#### What is expected
Retype the opening lines of the data exactly, stopping after the line that contains "const absorbancy = [0.125, 0.235, 0.455, 0.575]". Skip every picture.

#### Data section
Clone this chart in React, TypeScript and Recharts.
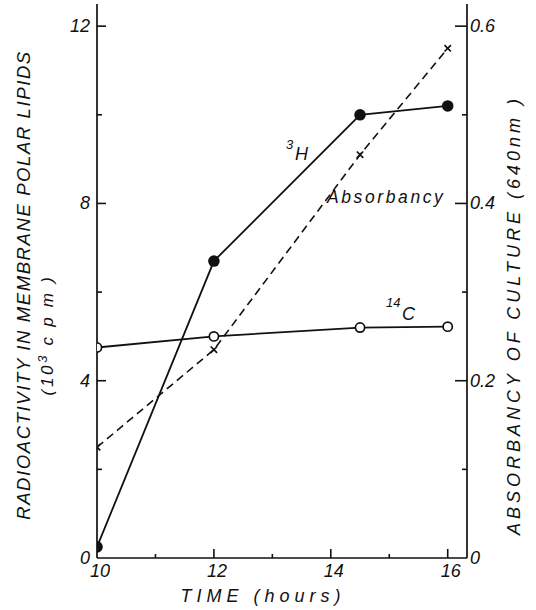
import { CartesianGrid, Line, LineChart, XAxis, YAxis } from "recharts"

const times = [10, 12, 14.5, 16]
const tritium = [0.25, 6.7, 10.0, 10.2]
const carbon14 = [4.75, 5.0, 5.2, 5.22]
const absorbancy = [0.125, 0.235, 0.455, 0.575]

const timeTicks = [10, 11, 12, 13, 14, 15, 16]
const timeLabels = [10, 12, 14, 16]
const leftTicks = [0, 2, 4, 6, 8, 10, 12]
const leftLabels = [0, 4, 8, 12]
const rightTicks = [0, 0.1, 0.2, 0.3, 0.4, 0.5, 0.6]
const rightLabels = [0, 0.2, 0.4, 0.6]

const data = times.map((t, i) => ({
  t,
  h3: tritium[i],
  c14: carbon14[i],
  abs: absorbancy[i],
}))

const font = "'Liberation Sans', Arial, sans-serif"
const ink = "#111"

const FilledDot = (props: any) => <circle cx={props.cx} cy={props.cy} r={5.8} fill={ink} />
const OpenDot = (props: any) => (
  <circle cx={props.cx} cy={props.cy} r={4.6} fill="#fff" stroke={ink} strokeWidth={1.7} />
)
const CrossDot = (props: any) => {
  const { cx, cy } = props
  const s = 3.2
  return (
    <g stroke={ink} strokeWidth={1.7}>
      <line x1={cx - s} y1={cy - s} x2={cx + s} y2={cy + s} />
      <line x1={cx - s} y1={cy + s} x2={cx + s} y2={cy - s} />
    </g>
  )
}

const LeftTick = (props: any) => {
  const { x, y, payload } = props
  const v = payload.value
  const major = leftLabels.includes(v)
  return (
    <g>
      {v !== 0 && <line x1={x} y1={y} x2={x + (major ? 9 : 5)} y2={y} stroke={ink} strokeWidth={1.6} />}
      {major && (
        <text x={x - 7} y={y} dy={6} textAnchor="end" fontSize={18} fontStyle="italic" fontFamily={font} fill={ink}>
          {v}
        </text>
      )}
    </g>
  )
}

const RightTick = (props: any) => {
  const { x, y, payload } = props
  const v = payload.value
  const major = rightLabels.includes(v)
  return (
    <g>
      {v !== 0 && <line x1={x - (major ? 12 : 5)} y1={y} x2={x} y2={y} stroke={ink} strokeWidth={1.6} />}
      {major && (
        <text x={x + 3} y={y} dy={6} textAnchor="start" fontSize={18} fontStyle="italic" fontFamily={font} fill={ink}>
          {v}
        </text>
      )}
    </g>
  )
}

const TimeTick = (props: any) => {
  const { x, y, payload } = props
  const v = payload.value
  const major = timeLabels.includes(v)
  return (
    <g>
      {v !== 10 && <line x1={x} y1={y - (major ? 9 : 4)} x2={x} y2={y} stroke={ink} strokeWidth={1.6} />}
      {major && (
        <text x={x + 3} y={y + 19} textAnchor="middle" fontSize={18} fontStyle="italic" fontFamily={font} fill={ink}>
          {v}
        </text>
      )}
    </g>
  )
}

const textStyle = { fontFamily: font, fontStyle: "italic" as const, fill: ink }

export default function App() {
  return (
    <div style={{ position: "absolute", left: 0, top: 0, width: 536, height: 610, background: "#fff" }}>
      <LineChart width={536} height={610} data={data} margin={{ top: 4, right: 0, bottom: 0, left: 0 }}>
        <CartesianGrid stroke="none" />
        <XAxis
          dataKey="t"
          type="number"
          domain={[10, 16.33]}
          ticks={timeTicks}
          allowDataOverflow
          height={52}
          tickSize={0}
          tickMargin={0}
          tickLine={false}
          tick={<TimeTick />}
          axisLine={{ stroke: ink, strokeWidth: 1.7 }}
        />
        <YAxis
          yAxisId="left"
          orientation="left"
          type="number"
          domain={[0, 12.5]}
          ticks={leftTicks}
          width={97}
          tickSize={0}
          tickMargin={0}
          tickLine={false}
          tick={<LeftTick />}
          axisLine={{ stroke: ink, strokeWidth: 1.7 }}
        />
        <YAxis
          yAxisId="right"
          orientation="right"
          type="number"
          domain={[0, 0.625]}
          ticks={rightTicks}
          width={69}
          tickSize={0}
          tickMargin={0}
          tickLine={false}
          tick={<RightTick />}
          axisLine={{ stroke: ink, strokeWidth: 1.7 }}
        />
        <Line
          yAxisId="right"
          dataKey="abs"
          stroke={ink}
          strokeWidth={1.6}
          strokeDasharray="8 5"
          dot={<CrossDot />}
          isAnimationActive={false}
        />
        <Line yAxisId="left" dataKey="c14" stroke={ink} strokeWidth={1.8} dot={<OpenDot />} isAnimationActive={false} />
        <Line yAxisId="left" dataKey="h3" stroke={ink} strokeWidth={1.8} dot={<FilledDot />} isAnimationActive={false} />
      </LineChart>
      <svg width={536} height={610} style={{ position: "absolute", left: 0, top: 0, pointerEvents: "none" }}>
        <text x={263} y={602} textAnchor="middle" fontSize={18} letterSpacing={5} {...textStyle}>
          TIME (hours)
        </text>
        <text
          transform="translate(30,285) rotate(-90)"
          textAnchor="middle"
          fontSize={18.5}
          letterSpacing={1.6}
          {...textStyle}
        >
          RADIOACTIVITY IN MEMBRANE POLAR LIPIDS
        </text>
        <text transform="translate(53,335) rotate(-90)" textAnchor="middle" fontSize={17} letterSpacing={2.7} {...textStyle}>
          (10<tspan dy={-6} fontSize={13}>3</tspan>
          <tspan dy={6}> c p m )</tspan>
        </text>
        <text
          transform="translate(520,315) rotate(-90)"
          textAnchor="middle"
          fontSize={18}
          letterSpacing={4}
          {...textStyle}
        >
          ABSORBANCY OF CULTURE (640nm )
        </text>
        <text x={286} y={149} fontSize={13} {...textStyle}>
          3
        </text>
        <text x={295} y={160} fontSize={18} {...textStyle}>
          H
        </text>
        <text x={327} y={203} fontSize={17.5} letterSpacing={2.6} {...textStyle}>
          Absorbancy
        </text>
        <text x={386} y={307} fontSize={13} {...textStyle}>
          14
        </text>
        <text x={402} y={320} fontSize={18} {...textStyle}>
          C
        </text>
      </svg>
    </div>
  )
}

#### Solution to the problem
Clone this chart in React, TypeScript and Recharts.
import { CartesianGrid, Line, LineChart, XAxis, YAxis } from "recharts"

const times = [10, 12, 14.5, 16]
const tritium = [0.25, 6.7, 10.0, 10.2]
const carbon14 = [4.75, 5.0, 5.2, 5.22]
const absorbancy = [0.125, 0.235, 0.455, 0.575]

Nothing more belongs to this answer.